* _THE TASK_: Print the material below exactly as it stands, please, from its first line to the line holding "base = alt.Chart(df)", with no pictures.

* _GIVEN MATERIAL_:
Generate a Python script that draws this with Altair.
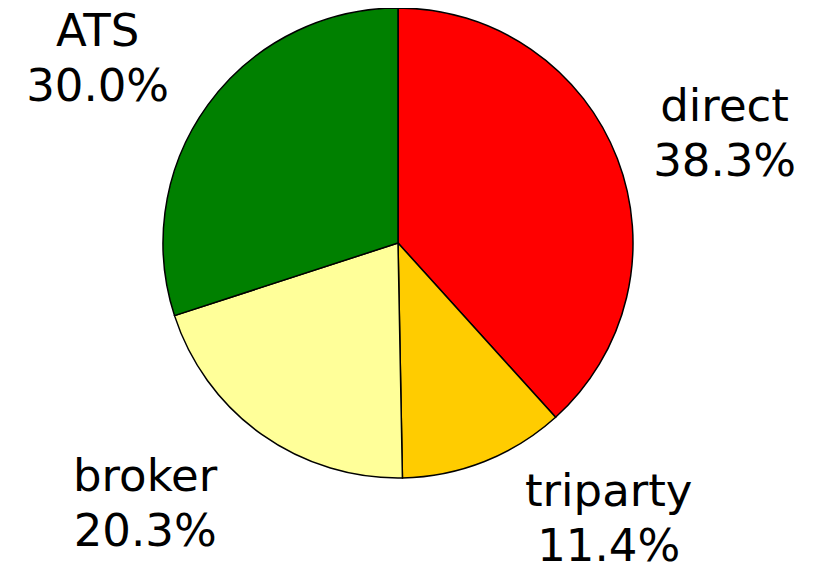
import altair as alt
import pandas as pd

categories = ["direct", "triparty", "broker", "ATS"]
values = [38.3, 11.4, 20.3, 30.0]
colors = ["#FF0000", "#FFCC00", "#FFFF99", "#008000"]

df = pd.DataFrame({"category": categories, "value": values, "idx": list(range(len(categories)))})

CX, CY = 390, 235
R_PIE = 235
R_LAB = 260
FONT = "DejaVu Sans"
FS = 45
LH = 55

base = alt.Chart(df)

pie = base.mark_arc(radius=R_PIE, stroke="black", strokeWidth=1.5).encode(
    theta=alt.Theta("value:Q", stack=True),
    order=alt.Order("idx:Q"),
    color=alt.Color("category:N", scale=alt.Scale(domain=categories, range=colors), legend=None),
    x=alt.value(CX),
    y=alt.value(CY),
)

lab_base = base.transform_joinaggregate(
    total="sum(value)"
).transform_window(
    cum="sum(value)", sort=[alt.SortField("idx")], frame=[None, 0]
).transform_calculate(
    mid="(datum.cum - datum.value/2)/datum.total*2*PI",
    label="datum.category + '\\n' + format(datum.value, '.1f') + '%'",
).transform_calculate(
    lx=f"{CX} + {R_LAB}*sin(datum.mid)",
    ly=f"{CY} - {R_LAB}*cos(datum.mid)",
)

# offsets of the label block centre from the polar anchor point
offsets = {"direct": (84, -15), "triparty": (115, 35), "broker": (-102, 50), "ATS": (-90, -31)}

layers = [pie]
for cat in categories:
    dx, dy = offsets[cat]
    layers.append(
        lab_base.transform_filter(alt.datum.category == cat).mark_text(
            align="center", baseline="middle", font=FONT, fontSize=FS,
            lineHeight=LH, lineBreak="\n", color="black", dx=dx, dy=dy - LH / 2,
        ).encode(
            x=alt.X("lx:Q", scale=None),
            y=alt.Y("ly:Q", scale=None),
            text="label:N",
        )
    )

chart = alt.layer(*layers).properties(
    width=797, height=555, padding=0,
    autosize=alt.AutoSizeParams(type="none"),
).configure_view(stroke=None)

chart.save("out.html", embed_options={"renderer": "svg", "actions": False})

* _WRITTEN SOLUTION_:
Generate a Python script that draws this with Altair.
import altair as alt
import pandas as pd

categories = ["direct", "triparty", "broker", "ATS"]
values = [38.3, 11.4, 20.3, 30.0]
colors = ["#FF0000", "#FFCC00", "#FFFF99", "#008000"]

df = pd.DataFrame({"category": categories, "value": values, "idx": list(range(len(categories)))})

CX, CY = 390, 235
R_PIE = 235
R_LAB = 260
FONT = "DejaVu Sans"
FS = 45
LH = 55

base = alt.Chart(df)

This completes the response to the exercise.